A group of Purdue University scientists have authored a review of agricultural microbiome research that combines knowledge about plant, soil and insect microbiome work to develop an integrated portrait of the complex interactions that will come into play as scientists attempt to harness microbes to improve crops. The work was published in the journal Nature Plants.
“We wanted to gather what we know about the microbiome in an agricultural context and see if that knowledge can be translated into actionable information for farmers.,” said Lizzie French, a postdoctoral researcher in entomology and lead author of the paper. “Using emerging technologies in next-generation sequencing and digital agriculture, we are beginning to integrate microbial community interactions into our understanding of agriculture as a whole ecosystem, which will enable growers to work with nature to farm more sustainably."

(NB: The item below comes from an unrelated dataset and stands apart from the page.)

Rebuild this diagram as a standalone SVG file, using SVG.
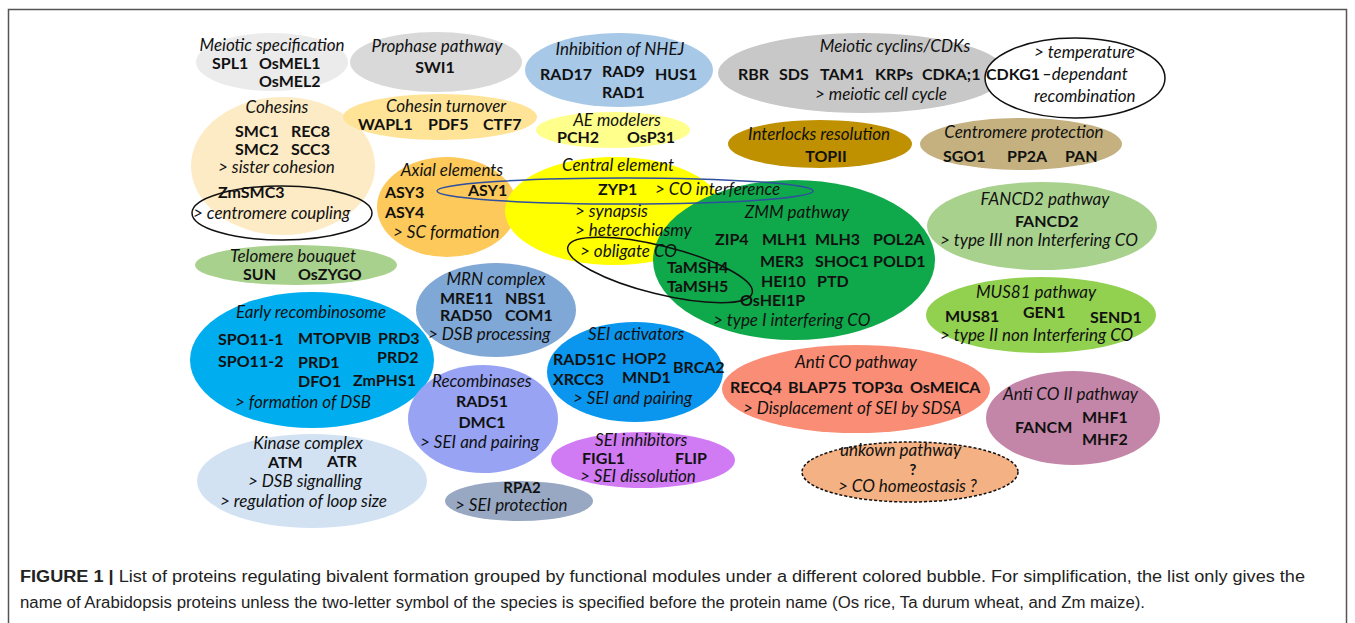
<svg xmlns="http://www.w3.org/2000/svg" width="1355" height="623" viewBox="0 0 1355 623">
<style>
.i{font-family:Lato,"Open Sans",sans-serif;font-style:italic;font-size:17px;fill:#111}
.b{font-family:Lato,"Open Sans",sans-serif;font-weight:700;font-size:16px;fill:#111}
.s{font-size:15px}
.m{text-anchor:middle}
.ol{fill:none;stroke:#111;stroke-width:1.5}
.cap{font-family:"Liberation Sans",Arial,sans-serif;font-size:16px;fill:#222}
</style>
<rect x="8.5" y="9.5" width="1338" height="640" fill="#fff" stroke="#555" stroke-width="1.5"/>

<g id="meiotic-specification">
<ellipse cx="272" cy="62" rx="76" ry="29" fill="#ebebeb"/>
<text class="i m" x="272" y="51">Meiotic specification</text>
<text class="b" x="212" y="69">SPL1</text><text class="b" x="259" y="69">OsMEL1</text><text class="b" x="259" y="87">OsMEL2</text>
</g>
<g id="prophase-pathway">
<ellipse cx="436" cy="62" rx="86" ry="30" fill="#d9d9d9"/>
<text class="i m" x="437" y="52">Prophase pathway</text>
<text class="b m" x="435" y="73">SWI1</text>
</g>
<g id="inhibition-nhej">
<ellipse cx="619" cy="70" rx="94" ry="37" fill="#a8c8e8"/>
<text class="i m" x="620" y="55">Inhibition of NHEJ</text>
<text class="b" x="540" y="80">RAD17</text><text class="b" x="602" y="77">RAD9</text><text class="b" x="655" y="80">HUS1</text><text class="b" x="602" y="98">RAD1</text>
</g>
<g id="meiotic-cyclins">
<ellipse cx="862" cy="73" rx="144" ry="40" fill="#c8c8c8"/>
<text class="i m" x="895" y="52">Meiotic cyclins/CDKs</text>
<text class="b" x="738" y="80">RBR</text><text class="b" x="779" y="80">SDS</text><text class="b" x="820" y="80">TAM1</text><text class="b" x="875" y="80">KRPs</text><text class="b" x="922" y="80">CDKA;1</text>
<text class="i" x="815" y="100">&gt; meiotic cell cycle</text>
</g>
<g id="temperature-recombination">
<ellipse cx="1075" cy="78" rx="90" ry="40" fill="#fff" stroke="#111" stroke-width="1.5"/>
<text class="b" x="986" y="80">CDKG1</text>
<text class="i" x="1034" y="58">&gt; temperature</text>
<text class="i" x="1042" y="80">–dependant</text>
<text class="i" x="1034" y="102">recombination</text>
</g>
<g id="cohesins">
<ellipse cx="283" cy="166" rx="92" ry="69" fill="#fdebc5"/>
<text class="i m" x="277" y="113">Cohesins</text>
<text class="b" x="235" y="137">SMC1</text><text class="b" x="291" y="137">REC8</text>
<text class="b" x="235" y="155">SMC2</text><text class="b" x="291" y="155">SCC3</text>
<text class="i" x="218" y="173">&gt; sister cohesion</text>
</g>
<g id="centromere-coupling">
<ellipse class="ol" cx="282" cy="213" rx="90" ry="27"/>
<text class="b" x="218" y="198">ZmSMC3</text>
<text class="i" x="193" y="219">&gt; centromere coupling</text>
</g>
<g id="cohesin-turnover">
<ellipse cx="440" cy="117" rx="97" ry="23" fill="#ffe497"/>
<text class="i m" x="446" y="112">Cohesin turnover</text>
<text class="b" x="358" y="130">WAPL1</text><text class="b" x="428" y="130">PDF5</text><text class="b" x="483" y="130">CTF7</text>
</g>
<g id="ae-modelers">
<ellipse cx="613" cy="130" rx="77" ry="18" fill="#ffff8c"/>
<text class="i m" x="617" y="126">AE modelers</text>
<text class="b" x="557" y="143">PCH2</text><text class="b" x="627" y="143">OsP31</text>
</g>
<g id="interlocks-resolution">
<ellipse cx="820" cy="144" rx="92" ry="24" fill="#bf9000"/>
<text class="i m" x="819" y="140">Interlocks resolution</text>
<text class="b m" x="826" y="162">TOPII</text>
</g>
<g id="centromere-protection">
<ellipse cx="1021" cy="144" rx="101" ry="26" fill="#c4b17f"/>
<text class="i m" x="1024" y="138">Centromere protection</text>
<text class="b" x="943" y="162">SGO1</text><text class="b" x="1007" y="162">PP2A</text><text class="b" x="1065" y="162">PAN</text>
</g>
<g id="axial-elements">
<ellipse cx="447" cy="207" rx="70" ry="50" fill="#fcc95a"/>
<text class="i m" x="452" y="176">Axial elements</text>
<text class="b" x="385" y="198">ASY3</text><text class="b" x="385" y="218">ASY4</text>
<text class="i" x="393" y="238">&gt; SC formation</text>
</g>
<g id="central-element">
<ellipse cx="614" cy="211" rx="109" ry="54" fill="#ffff00"/>
</g>
<g id="zmm-pathway">
<ellipse cx="794" cy="260" rx="141" ry="80" fill="#0fa94b"/>
<text class="i m" x="797" y="218">ZMM pathway</text>
<text class="b" x="715" y="245">ZIP4</text><text class="b" x="762" y="245">MLH1</text><text class="b" x="815" y="245">MLH3</text><text class="b" x="873" y="245">POL2A</text>
<text class="b" x="760" y="267">MER3</text><text class="b" x="815" y="267">SHOC1</text><text class="b" x="873" y="267">POLD1</text>
<text class="b" x="761" y="287">HEI10</text><text class="b" x="817" y="287">PTD</text>
<text class="b" x="740" y="306">OsHEI1P</text>
<text class="i" x="713" y="326">&gt; type I interfering CO</text>
</g>
<g id="central-element-labels">
<text class="i m" x="618" y="171">Central element</text>
<text class="i" x="575" y="217">&gt; synapsis</text>
<text class="i" x="575" y="236">&gt; heterochiasmy</text>
<text class="i" x="580" y="257">&gt; obligate CO</text>
</g>
<g id="co-interference">
<ellipse cx="625" cy="191" rx="188" ry="13" fill="none" stroke="#2f4f9f" stroke-width="1.5"/>
<text class="b" x="468" y="196">ASY1</text>
<text class="b" x="598" y="195">ZYP1</text>
<text class="i" x="655" y="195">&gt; CO interference</text>
</g>
<g id="obligate-co">
<ellipse class="ol" cx="660" cy="270" rx="95" ry="24" transform="rotate(14 660 270)"/>
<text class="b" x="667" y="273">TaMSH4</text><text class="b" x="667" y="292">TaMSH5</text>
</g>
<g id="telomere-bouquet">
<ellipse cx="296" cy="265" rx="101" ry="20" fill="#a9d18e"/>
<text class="i m" x="293" y="262">Telomere bouquet</text>
<text class="b" x="243" y="280">SUN</text><text class="b" x="298" y="280">OsZYGO</text>
</g>
<g id="mrn-complex">
<ellipse cx="496" cy="310" rx="80" ry="47" fill="#80a8d6"/>
<text class="i m" x="496" y="285">MRN complex</text>
<text class="b" x="440" y="304">MRE11</text><text class="b" x="505" y="304">NBS1</text>
<text class="b" x="440" y="321">RAD50</text><text class="b" x="505" y="321">COM1</text>
<text class="i" x="428" y="340">&gt; DSB processing</text>
</g>
<g id="early-recombinosome">
<ellipse cx="312" cy="360" rx="122" ry="68" fill="#00aeef"/>
<text class="i m" x="311" y="318">Early recombinosome</text>
<text class="b" x="218" y="345">SPO11-1</text><text class="b" x="298" y="344">MTOPVIB</text><text class="b" x="378" y="344">PRD3</text>
<text class="b" x="218" y="367">SPO11-2</text><text class="b" x="298" y="368">PRD1</text><text class="b" x="377" y="363">PRD2</text>
<text class="b" x="298" y="387">DFO1</text><text class="b" x="353" y="386">ZmPHS1</text>
<text class="i" x="235" y="408">&gt; formation of DSB</text>
</g>
<g id="kinase-complex">
<ellipse cx="312" cy="481" rx="115" ry="47" fill="#d2e2f3"/>
<text class="i m" x="308" y="449">Kinase complex</text>
<text class="b" x="268" y="468">ATM</text><text class="b" x="327" y="467">ATR</text>
<text class="i" x="248" y="487">&gt; DSB signalling</text>
<text class="i" x="220" y="507">&gt; regulation of loop size</text>
</g>
<g id="recombinases">
<ellipse cx="483" cy="419" rx="75" ry="54" fill="#98a4f3"/>
<text class="i" x="432" y="387">Recombinases</text>
<text class="b m" x="482" y="407">RAD51</text><text class="b m" x="482" y="428">DMC1</text>
<text class="i" x="420" y="448">&gt; SEI and pairing</text>
</g>
<g id="rpa2">
<ellipse cx="519" cy="501" rx="74" ry="20" fill="#98a8c2"/>
<text class="b s m" x="522" y="493">RPA2</text>
<text class="i" x="455" y="511">&gt; SEI protection</text>
</g>
<g id="sei-activators">
<ellipse cx="635" cy="372" rx="88" ry="50" fill="#0a96ee"/>
<text class="i" x="588" y="340">SEI activators</text>
<text class="b" x="553" y="365">RAD51C</text><text class="b" x="622" y="364">HOP2</text><text class="b" x="673" y="373">BRCA2</text>
<text class="b" x="553" y="385">XRCC3</text><text class="b" x="622" y="383">MND1</text>
<text class="i" x="573" y="404">&gt; SEI and pairing</text>
</g>
<g id="sei-inhibitors">
<ellipse cx="643" cy="460" rx="92" ry="28" fill="#d07af3"/>
<text class="i" x="595" y="446">SEI inhibitors</text>
<text class="b" x="582" y="464">FIGL1</text><text class="b" x="675" y="464">FLIP</text>
<text class="i" x="580" y="482">&gt; SEI dissolution</text>
</g>
<g id="anti-co-pathway">
<ellipse cx="856" cy="389" rx="134" ry="44" fill="#fa8d76"/>
<text class="i m" x="856" y="368">Anti CO pathway</text>
<text class="b" x="730" y="393">RECQ4</text><text class="b" x="788" y="393">BLAP75</text><text class="b" x="852" y="393">TOP3α</text><text class="b" x="910" y="393">OsMEICA</text>
<text class="i" x="743" y="414">&gt; Displacement of SEI by SDSA</text>
</g>
<g id="anti-co-ii-pathway">
<ellipse cx="1073" cy="418" rx="87" ry="47" fill="#c486a8"/>
<text class="i" x="1003" y="400">Anti CO II pathway</text>
<text class="b" x="1015" y="433">FANCM</text><text class="b" x="1082" y="423">MHF1</text><text class="b" x="1082" y="445">MHF2</text>
</g>
<g id="unknown-pathway">
<ellipse cx="910" cy="472" rx="108" ry="30" fill="#f4b183" stroke="#111" stroke-width="1.5" stroke-dasharray="3 2"/>
<text class="i" x="840" y="456">unkown pathway</text>
<text class="b s m" x="913" y="475">?</text>
<text class="i" x="838" y="492">&gt; CO homeostasis ?</text>
</g>
<g id="fancd2-pathway">
<ellipse cx="1042" cy="226" rx="115" ry="44" fill="#a9d18e"/>
<text class="i m" x="1045" y="205">FANCD2 pathway</text>
<text class="b" x="1015" y="227">FANCD2</text>
<text class="i" x="940" y="246">&gt; type III non Interfering CO</text>
</g>
<g id="mus81-pathway">
<ellipse cx="1041" cy="315" rx="115" ry="38" fill="#92d050"/>
<text class="i m" x="1036" y="298">MUS81 pathway</text>
<text class="b" x="945" y="322">MUS81</text><text class="b" x="1023" y="318">GEN1</text><text class="b" x="1090" y="323">SEND1</text>
<text class="i" x="940" y="341">&gt; type II non Interfering CO</text>
</g>
<g id="connectors"></g>

<text class="cap" x="20" y="582" textLength="1285" lengthAdjust="spacingAndGlyphs"><tspan font-weight="700">FIGURE 1 |</tspan> List of proteins regulating bivalent formation grouped by functional modules under a different colored bubble. For simplification, the list only gives the</text>
<text class="cap" x="20" y="608" textLength="1125" lengthAdjust="spacingAndGlyphs">name of Arabidopsis proteins unless the two-letter symbol of the species is specified before the protein name (Os rice, Ta durum wheat, and Zm maize).</text>
</svg>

Many decisions that have affected agriculture were made without knowledge of microbiomes or how those microbe populations would be affected. Crops bred for improved yield have lost genes that help the plants interact beneficially with microbes; pesticides can alter the abundance of beneficial insects and the microbes they carry; and monoculture or limited crop rotations can alter microbial diversity.
Other practices have improved the abundance and diversity of microbe populations, including better crop rotations and cover cropping. Biotechnology companies have developed products that can add beneficial microbes to an agricultural ecosystem, reducing the need for fertilizers and pesticides. However, more work is needed to make these products viable alternatives to traditional agricultural inputs.
“Efforts focused on improving plant growth and yields have caused us to either lose microbial species or the ability of plants to interact with some beneficial microbes,” said Laramy Enders, an assistant professor of entomology and corresponding author of the paper. “We’ve started to learn more about the interconnected nature of these microbial communities, and as we look at this from a holistic point of view, we can see opportunities to improve crops in new ways.”
The authors say these advances are first steps to developing tools that will improve the ability to customize and shape microbiomes to boost plant defenses and yields in specific crops and in specific locations
“We ultimately envision a decision-tree framework that will enable growers to make data-driven management decisions on the appropriate practices, cultivars and microbial inoculants to optimize the health of their crop and soil for their specific region and farming system,” they write in the Nature Plants paper. “These are exciting times for harmonizing efforts that harness the power and complexity of all interacting sectors of crop microbiomes to fuel a future of sustainable and healthy agroecosystems.”